8 Steps to Follow When You Need to Hire a Lot of People, Fast
April 26, 2016
One of the biggest challenges a recruiter will face is having to hire a lot of people in a short amount of time.
Almost invariably, it’s a good sign for the company, because it means it’s growing exponentially. But, it’s also a critical time for the company, as hiring that many people can drastically affect the culture and overall talent level.
So how do you hire dozens, hundreds or even thousands of new people in a short period, without sacrificing quality? It’s difficult, but not impossible. Here are eight steps that will help you do it:
1. It starts with assembling a hiring team – and not just of recruiters
Any massive hiring effort starts with assembling a team to do that hiring. Obviously, you are going to need recruiters, who can source and screen candidates.
That said, there’s an advantage to using some of your current employees who are in the related field as well. For example, if you have to hire a thousand customer service representatives, it makes sense to bring in some of your best existing customer service representatives to help you define what you are looking for in the position and do interviews.
These people can still do their regular jobs, perhaps working with your team eight or ten hours a week. By getting them to commit, they are making a tremendous impact on the rest of the organization, as they are helping define what type of talent ultimately joins your company.
2. Make it clear what you are looking for
Once you have your team, it’s time to start defining what you are looking for. Generally, when companies have to hire a lot of people in a short period of time, it’s for just a few different roles.
That’s where having people who are excelling at those roles already at your company can help. If you are hiring a lot of salespeople, for example, ask your existing all-star salespeople what skills it takes to do well in that role. Additionally, you should define what characteristics your company prioritizes, to keep your culture strong.
3. Pick the right place to search for talent
Just like you can’t catch fish where there are no fish, it is going to be far harder to hire if you are hiring in a place that’s doesn’t have very much of the type of talent you are looking for.
To help, use LinkedIn’s talent pool reports and industry reports to find both the best geographical places to search for talent and the best universities to find talent, if you are looking to hire recent graduates.
4. Technology can help you scan through candidates
If you start aggressively sourcing jobs, there’s a chance you might get an avalanche of applicants that can be burdensome to go through. To help you achieve that, there is technology out there that will scan through candidate’s profiles and help you identify strong people.
That should help you at least reduce the amount of applicants you are dealing with to a more reasonable, more viable amount.
5. Structure your interviewing process
Science has found structured interviews, with a structured way to assess a candidate, are better for screening candidates than non-structured interviews. That’s good, because structuring both processes are essential when hiring a lot of people, quickly.
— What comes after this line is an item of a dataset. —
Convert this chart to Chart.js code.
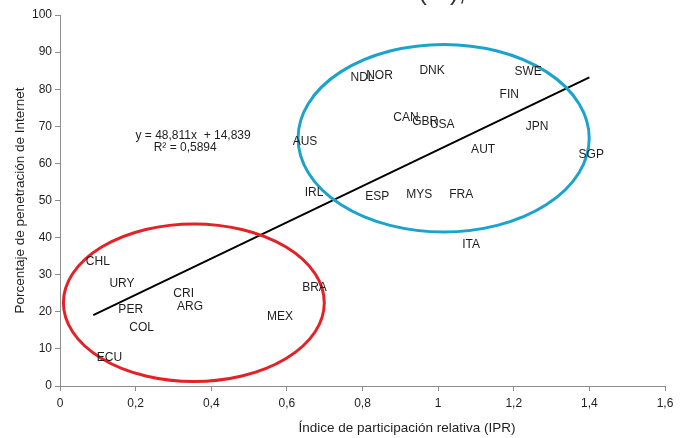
<!DOCTYPE html>
<html>
<head>
<meta charset="utf-8">
<script src="https://cdn.jsdelivr.net/npm/chart.js@4"></script>
<style>
  html, body { margin: 0; padding: 0; background: #fff; }
  #wrap { width: 684px; height: 438px; }
</style>
</head>
<body>
<div id="wrap"><canvas id="ipr"></canvas></div>
<script>
// Países y valores (IPR, % penetración de Internet)
const countries = ['NDL', 'NOR', 'DNK', 'SWE', 'FIN', 'CAN', 'GBR', 'USA', 'JPN', 'AUS', 'AUT', 'SGP',
    'IRL', 'ESP', 'MYS', 'FRA', 'ITA',
    'CHL', 'URY', 'PER', 'COL', 'ECU', 'CRI', 'ARG', 'MEX', 'BRA'];
const iprValues = [0.80, 0.845, 0.984, 1.238, 1.188, 0.915, 0.966, 1.011, 1.262, 0.648, 1.119, 1.405,
    0.672, 0.839, 0.950, 1.061, 1.087,
    0.100, 0.164, 0.187, 0.216, 0.131, 0.327, 0.344, 0.582, 0.673];
const internetValues = [83.1, 83.6, 84.9, 84.6, 78.4, 72.4, 71.3, 70.5, 69.9, 65.9, 63.6, 62.4,
    52.2, 51.1, 51.6, 51.6, 38.2,
    33.6, 27.6, 20.7, 15.6, 7.7, 24.9, 21.3, 18.8, 26.4];

// Línea de tendencia (extremos)
const trendX = [0.088, 1.40];
const trendY = [19.1, 83.2];

// Elipses que agrupan los países: centro y radios en unidades de los ejes
const ellipseNames = ['altos', 'latam'];
const ellipseCx = [1.0146, 0.354];
const ellipseCy = [66.8, 22.45];
const ellipseRx = [0.385, 0.345];
const ellipseRy = [25.27, 21.24];
const ellipseColors = ['#1ca3cc', '#e32228'];

const xTicks = [0, 0.2, 0.4, 0.6, 0.8, 1, 1.2, 1.4, 1.6];
const yTicks = [0, 10, 20, 30, 40, 50, 60, 70, 80, 90, 100];

const xTitle = 'Índice de participación relativa (IPR)';
const yTitle = 'Porcentaje de penetración de Internet';

const FONT = 'Liberation Sans, Arial, sans-serif';
const TEXT = '#1e1e1e';
const AXIS = '#8c8c8c';

const fmtComma = (v) => String(v).replace('.', ',');

const points = countries.map((c, i) => ({ x: iprValues[i], y: internetValues[i] }));
const trend = trendX.map((x, i) => ({ x: x, y: trendY[i] }));

const overlay = {
    id: 'overlay',
    afterDatasetsDraw(chart) {
        const c = chart.ctx;
        const xs = chart.scales.x;
        const ys = chart.scales.y;

        // elipses
        ellipseNames.forEach((n, i) => {
            const cx = xs.getPixelForValue(ellipseCx[i]);
            const cy = ys.getPixelForValue(ellipseCy[i]);
            const rx = xs.getPixelForValue(ellipseCx[i] + ellipseRx[i]) - cx;
            const ry = cy - ys.getPixelForValue(ellipseCy[i] + ellipseRy[i]);
            c.save();
            c.beginPath();
            c.ellipse(cx, cy, rx, ry, 0, 0, Math.PI * 2);
            c.lineWidth = 3;
            c.strokeStyle = ellipseColors[i];
            c.stroke();
            c.restore();
        });

        // etiquetas de los países
        const meta = chart.getDatasetMeta(0);
        c.save();
        c.font = '12px ' + FONT;
        c.fillStyle = TEXT;
        c.textAlign = 'center';
        c.textBaseline = 'middle';
        meta.data.forEach((pt, i) => {
            c.fillText(countries[i], pt.x, pt.y);
        });

        // ecuación de la tendencia
        c.fillText('y = 48,811x  + 14,839', xs.getPixelForValue(0.352), ys.getPixelForValue(67.4));
        c.fillText('R² = 0,5894', xs.getPixelForValue(0.331), ys.getPixelForValue(64.3));

        // título del eje X (descentrado como en el original)
        c.font = '13.5px ' + FONT;
        c.fillText(xTitle, 407, 428);

        // resto del título, cortado por el borde superior
        c.font = '26px ' + FONT;
        c.fillStyle = '#333';
        c.textBaseline = 'alphabetic';
        c.fillText('(%),', 442, 0);
        c.restore();
    }
};

new Chart(document.getElementById('ipr'), {
    type: 'scatter',
    data: {
        datasets: [
            {
                label: 'Países',
                data: points,
                pointRadius: 0,
                pointHoverRadius: 0,
                showLine: false
            },
            {
                label: 'Tendencia',
                data: trend,
                showLine: true,
                borderColor: '#000',
                borderWidth: 2,
                pointRadius: 0,
                fill: false
            }
        ]
    },
    options: {
        responsive: true,
        maintainAspectRatio: false,
        animation: false,
        events: [],
        layout: { padding: { left: 0, right: 19, top: 15, bottom: 0 } },
        plugins: {
            legend: { display: false },
            tooltip: { enabled: false }
        },
        scales: {
            x: {
                type: 'linear',
                min: 0,
                max: 1.6,
                afterBuildTicks: (axis) => { axis.ticks = xTicks.map(v => ({ value: v })); },
                afterFit: (axis) => { axis.height = 52; },
                border: { color: AXIS, width: 1 },
                grid: { drawOnChartArea: false, drawTicks: true, tickLength: 5, color: AXIS },
                ticks: {
                    color: TEXT,
                    font: { family: FONT, size: 12 },
                    padding: 5,
                    maxRotation: 0,
                    callback: (v) => fmtComma(v)
                },
                title: { display: false }
            },
            y: {
                type: 'linear',
                min: 0,
                max: 100,
                afterBuildTicks: (axis) => { axis.ticks = yTicks.map(v => ({ value: v })); },
                afterFit: (axis) => { axis.width = 60; },
                border: { color: AXIS, width: 1 },
                grid: { drawOnChartArea: false, drawTicks: true, tickLength: 5, color: AXIS },
                ticks: {
                    color: TEXT,
                    font: { family: FONT, size: 12 },
                    padding: 3
                },
                title: {
                    display: true,
                    text: yTitle,
                    color: TEXT,
                    font: { family: FONT, size: 13.5 },
                    padding: { top: 12, bottom: 0 }
                }
            }
        }
    },
    plugins: [overlay]
});
</script>
</body>
</html>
For example, for the first round of interviews, have your recruiters all ask the same eight questions to each candidate on a phone interview, with clear instructions on what to look for. From there, you bring the best candidates in for a couple of interviews, where again you have a set of questions you and your team ask them.
A structured process will save a lot of time. But it also makes for a much more objective, reliable interviewing process, as opposed to everybody interviewing and assessing in their own way. Also, if you see any problems emerge as you are hiring, it makes it easier to quickly adopt, since everyone is using the same playbook.
6. Do mass on-boardings
If you are hiring a lot of people quickly, particularly if it is all for the same position, it makes sense to do mass onboardings. That way, rather than onboarding a few people every day, you can onboard a large group once a week, or once every other week.
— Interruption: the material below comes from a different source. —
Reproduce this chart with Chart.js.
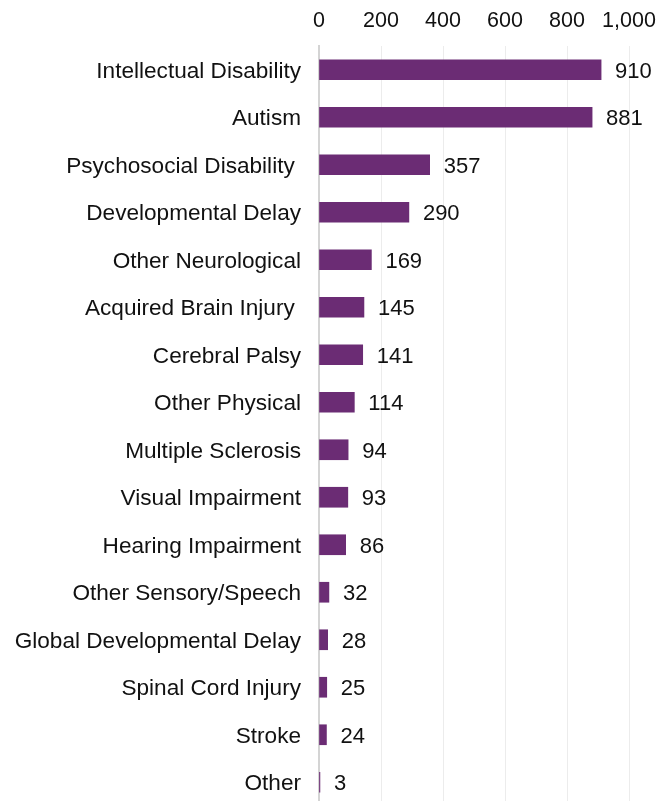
<!DOCTYPE html>
<html>
<head>
<meta charset="utf-8">
<script src="https://cdn.jsdelivr.net/npm/chart.js@4"></script>
<style>
  html, body { margin: 0; padding: 0; background: #fff; overflow: hidden; }
  #wrap { width: 658px; height: 801px; overflow: hidden; }
</style>
</head>
<body>
<div id="wrap"><canvas id="c" width="658" height="806"></canvas></div>
<script>
const categories = [
  "Intellectual Disability", "Autism", "Psychosocial Disability ", "Developmental Delay",
  "Other Neurological", "Acquired Brain Injury ", "Cerebral Palsy", "Other Physical",
  "Multiple Sclerosis", "Visual Impairment", "Hearing Impairment", "Other Sensory/Speech",
  "Global Developmental Delay", "Spinal Cord Injury", "Stroke", "Other",
];
const counts = [910, 881, 357, 290, 169, 145, 141, 114, 94, 93, 86, 32, 28, 25, 24, 3];
const xTicks = [0, 200, 400, 600, 800, 1000];

const FONT = "'Liberation Sans', Arial, sans-serif";
const BAR = "#6b2c74";

// value labels to the right of each bar
const barLabels = {
  id: "barLabels",
  afterDatasetsDraw(chart) {
    const ctx = chart.ctx;
    const meta = chart.getDatasetMeta(0);
    ctx.save();
    ctx.font = "22px " + FONT;
    ctx.fillStyle = "#111";
    ctx.textAlign = "left";
    ctx.textBaseline = "middle";
    meta.data.forEach((bar, i) => {
      ctx.fillText(counts[i].toLocaleString("en-US"), bar.x + 14, bar.y + 2);
    });
    ctx.restore();
  },
};

new Chart(document.getElementById("c"), {
  type: "bar",
  data: {
    labels: categories,
    datasets: [{
      data: counts,
      backgroundColor: BAR,
      barThickness: 20,
    }],
  },
  options: {
    indexAxis: "y",
    responsive: false,
    animation: false,
    layout: { padding: { top: 0, right: 29, bottom: 0, left: 0 } },
    plugins: { legend: { display: false }, tooltip: { enabled: false } },
    scales: {
      x: {
        position: "top",
        min: 0, max: 1000,
        afterBuildTicks: (s) => { s.ticks = xTicks.map(v => ({ value: v })); },
        afterFit: (s) => { s.height = 46; s.paddingLeft = 0; s.paddingRight = 0; },
        grid: { color: "#ececec", lineWidth: 1, drawTicks: false },
        border: { display: false },
        ticks: {
          color: "#111", padding: 12,
          font: { family: FONT, size: 21.5 },
          callback: (v) => Number(v).toLocaleString("en-US"),
        },
      },
      y: {
        afterFit: (s) => { s.width = 319; s.paddingTop = 0; s.paddingBottom = 0; },
        grid: { display: false, drawTicks: false },
        border: { display: true, color: "#d4d4d4", width: 2 },
        ticks: {
          color: "#111", padding: 18, labelOffset: 2,
          font: { family: FONT, size: 22.6 },
        },
      },
    },
  },
  plugins: [barLabels],
});
</script>
</body>
</html>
This will allow for a more structured, efficient process, where new hires can also meet fellow new hires.
7. You should ask your new hires for referrals immediately
Employees are most likely to refer a candidate within the first six months of the job. Also, people tend to associate with like-minded people. So if you hire a customer service professional, there’s a good chance they know other customer service professionals they could refer.
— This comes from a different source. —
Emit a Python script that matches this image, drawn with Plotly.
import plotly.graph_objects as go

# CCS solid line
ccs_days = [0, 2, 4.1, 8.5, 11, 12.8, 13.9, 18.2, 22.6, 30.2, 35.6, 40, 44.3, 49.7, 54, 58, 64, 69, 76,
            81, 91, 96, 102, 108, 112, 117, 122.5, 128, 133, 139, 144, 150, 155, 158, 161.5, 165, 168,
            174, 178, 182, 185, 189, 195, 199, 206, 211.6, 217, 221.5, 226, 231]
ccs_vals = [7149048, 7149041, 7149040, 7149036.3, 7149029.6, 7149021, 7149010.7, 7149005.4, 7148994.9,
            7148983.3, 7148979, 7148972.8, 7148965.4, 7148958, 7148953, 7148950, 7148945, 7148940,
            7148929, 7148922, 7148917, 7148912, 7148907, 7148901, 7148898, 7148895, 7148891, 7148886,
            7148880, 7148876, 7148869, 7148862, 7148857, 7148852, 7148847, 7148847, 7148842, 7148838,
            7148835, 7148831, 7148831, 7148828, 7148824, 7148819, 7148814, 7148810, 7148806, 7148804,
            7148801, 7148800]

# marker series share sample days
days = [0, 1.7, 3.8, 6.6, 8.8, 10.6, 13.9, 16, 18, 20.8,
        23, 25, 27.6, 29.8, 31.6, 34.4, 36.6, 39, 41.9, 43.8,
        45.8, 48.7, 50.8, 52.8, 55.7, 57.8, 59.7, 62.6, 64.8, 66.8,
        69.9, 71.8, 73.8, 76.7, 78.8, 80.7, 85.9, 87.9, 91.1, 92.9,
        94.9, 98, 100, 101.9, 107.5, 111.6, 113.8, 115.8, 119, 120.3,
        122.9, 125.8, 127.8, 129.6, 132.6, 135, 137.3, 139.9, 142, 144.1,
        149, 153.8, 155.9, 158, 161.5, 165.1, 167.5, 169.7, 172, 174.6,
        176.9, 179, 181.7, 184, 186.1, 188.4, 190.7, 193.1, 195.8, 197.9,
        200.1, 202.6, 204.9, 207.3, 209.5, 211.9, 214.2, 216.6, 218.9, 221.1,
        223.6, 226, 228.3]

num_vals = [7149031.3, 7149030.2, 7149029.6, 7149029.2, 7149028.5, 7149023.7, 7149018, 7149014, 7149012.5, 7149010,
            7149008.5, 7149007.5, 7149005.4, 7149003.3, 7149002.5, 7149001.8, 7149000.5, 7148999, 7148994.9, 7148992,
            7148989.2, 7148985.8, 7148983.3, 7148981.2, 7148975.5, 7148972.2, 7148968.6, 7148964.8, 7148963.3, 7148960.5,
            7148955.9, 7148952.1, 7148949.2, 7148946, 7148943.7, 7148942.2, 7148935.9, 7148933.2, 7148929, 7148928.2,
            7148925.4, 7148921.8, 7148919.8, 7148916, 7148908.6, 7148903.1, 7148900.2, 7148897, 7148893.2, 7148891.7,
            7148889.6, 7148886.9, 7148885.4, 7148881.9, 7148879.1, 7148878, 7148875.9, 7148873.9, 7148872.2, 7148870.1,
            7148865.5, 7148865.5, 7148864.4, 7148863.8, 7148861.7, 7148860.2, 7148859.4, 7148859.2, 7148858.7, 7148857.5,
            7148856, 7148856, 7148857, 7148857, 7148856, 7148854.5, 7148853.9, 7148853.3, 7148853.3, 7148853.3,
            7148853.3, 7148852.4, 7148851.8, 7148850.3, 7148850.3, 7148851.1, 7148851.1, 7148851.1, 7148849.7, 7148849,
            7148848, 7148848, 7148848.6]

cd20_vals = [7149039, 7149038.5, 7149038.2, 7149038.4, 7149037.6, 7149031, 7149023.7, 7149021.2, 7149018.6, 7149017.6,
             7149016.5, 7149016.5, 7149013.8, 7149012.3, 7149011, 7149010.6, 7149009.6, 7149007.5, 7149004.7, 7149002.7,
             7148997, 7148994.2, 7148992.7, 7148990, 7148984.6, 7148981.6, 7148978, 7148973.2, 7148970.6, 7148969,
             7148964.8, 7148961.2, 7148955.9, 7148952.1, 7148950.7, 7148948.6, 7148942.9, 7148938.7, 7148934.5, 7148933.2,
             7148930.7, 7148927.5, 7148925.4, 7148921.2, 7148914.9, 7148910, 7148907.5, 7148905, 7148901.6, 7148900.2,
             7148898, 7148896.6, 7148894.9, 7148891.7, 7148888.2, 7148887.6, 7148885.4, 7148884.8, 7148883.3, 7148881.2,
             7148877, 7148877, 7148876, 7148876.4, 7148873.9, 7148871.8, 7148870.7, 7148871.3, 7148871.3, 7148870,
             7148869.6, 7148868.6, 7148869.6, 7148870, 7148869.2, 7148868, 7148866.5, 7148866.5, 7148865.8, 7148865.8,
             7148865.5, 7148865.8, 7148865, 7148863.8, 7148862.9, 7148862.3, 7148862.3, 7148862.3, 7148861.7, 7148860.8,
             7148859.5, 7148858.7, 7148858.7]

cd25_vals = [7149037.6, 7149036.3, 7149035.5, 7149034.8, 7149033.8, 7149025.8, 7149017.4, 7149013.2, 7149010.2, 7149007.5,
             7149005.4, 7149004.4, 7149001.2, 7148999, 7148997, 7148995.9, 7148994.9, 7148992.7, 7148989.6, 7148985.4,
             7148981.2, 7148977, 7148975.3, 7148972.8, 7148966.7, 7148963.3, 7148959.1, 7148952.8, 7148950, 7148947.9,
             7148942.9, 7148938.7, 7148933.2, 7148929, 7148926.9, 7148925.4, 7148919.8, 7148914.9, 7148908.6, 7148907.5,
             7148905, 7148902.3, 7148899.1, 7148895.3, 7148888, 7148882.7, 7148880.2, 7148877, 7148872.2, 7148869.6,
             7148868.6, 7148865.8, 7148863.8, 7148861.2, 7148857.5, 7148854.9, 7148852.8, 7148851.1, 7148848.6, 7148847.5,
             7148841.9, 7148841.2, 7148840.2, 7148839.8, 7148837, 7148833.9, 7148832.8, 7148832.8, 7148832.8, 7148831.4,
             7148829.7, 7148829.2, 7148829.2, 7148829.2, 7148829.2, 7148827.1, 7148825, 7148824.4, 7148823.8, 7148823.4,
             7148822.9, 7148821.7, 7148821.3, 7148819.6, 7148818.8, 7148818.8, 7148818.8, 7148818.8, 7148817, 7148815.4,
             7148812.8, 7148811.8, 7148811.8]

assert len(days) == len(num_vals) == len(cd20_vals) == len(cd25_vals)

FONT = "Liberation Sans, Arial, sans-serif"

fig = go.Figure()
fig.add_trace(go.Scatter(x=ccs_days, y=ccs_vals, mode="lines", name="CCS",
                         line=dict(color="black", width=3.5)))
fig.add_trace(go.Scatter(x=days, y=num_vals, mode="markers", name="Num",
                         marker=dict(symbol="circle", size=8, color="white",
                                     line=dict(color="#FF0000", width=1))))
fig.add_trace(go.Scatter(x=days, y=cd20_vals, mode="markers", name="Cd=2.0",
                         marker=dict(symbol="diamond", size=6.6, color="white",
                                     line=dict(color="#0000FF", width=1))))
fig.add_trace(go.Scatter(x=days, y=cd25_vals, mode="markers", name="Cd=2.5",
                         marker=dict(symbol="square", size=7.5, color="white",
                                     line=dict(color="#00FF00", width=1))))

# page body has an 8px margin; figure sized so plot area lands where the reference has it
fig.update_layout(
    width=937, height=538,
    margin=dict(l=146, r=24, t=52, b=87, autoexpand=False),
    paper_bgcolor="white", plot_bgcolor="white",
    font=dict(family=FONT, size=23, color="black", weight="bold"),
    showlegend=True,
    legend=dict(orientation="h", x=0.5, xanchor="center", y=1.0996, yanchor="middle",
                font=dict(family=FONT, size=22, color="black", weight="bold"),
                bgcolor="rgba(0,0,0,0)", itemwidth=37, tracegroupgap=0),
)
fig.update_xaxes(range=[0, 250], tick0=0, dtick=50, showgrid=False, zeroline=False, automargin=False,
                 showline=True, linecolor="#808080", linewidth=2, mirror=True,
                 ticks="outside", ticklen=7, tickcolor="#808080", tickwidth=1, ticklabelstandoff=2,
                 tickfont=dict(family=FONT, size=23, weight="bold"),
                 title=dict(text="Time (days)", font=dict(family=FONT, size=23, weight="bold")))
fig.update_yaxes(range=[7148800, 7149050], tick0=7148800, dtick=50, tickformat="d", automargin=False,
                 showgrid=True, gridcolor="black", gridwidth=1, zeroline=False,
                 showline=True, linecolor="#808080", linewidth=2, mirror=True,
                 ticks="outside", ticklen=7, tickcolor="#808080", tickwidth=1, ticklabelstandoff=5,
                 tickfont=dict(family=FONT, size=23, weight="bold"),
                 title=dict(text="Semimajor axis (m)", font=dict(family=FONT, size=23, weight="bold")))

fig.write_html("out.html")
So ask for referrals the minute you hire someone. In fact, it should be included in onboarding. Referred candidates can be streamlined through the process too, and data shows referrals are among the quickest and best ways to hire, so it is something you definitely want to emphasize.
8. Constantly measure and review to see where you can reduce bottlenecks
LinkedIn once had to hire 100 people in 60 days. They had three rounds of interviews, the first being a phone screening with a recruiter, who would rate the candidate on a one-to-three scale.
What LinkedIn found was that 90 percent of candidates who got a score of three in the phone screen passed the second round of interviews as well and went to the third. To save time, LinkedIn began having candidates who earned a score of three jump right to the third round of interviewing.
The bigger point is that LinkedIn constantly collected data as it was hiring at mass. That data proved instructive and allowed the company to streamline its hiring efforts. It also shows why having a standardized interviewing process is so critical, because it allows for quick adjustments.
It makes sense to do the same. If you collect data throughout your hiring process, you can make the same sort of data-backed decisions that will have a tremendous affect on your ability to hire at scale.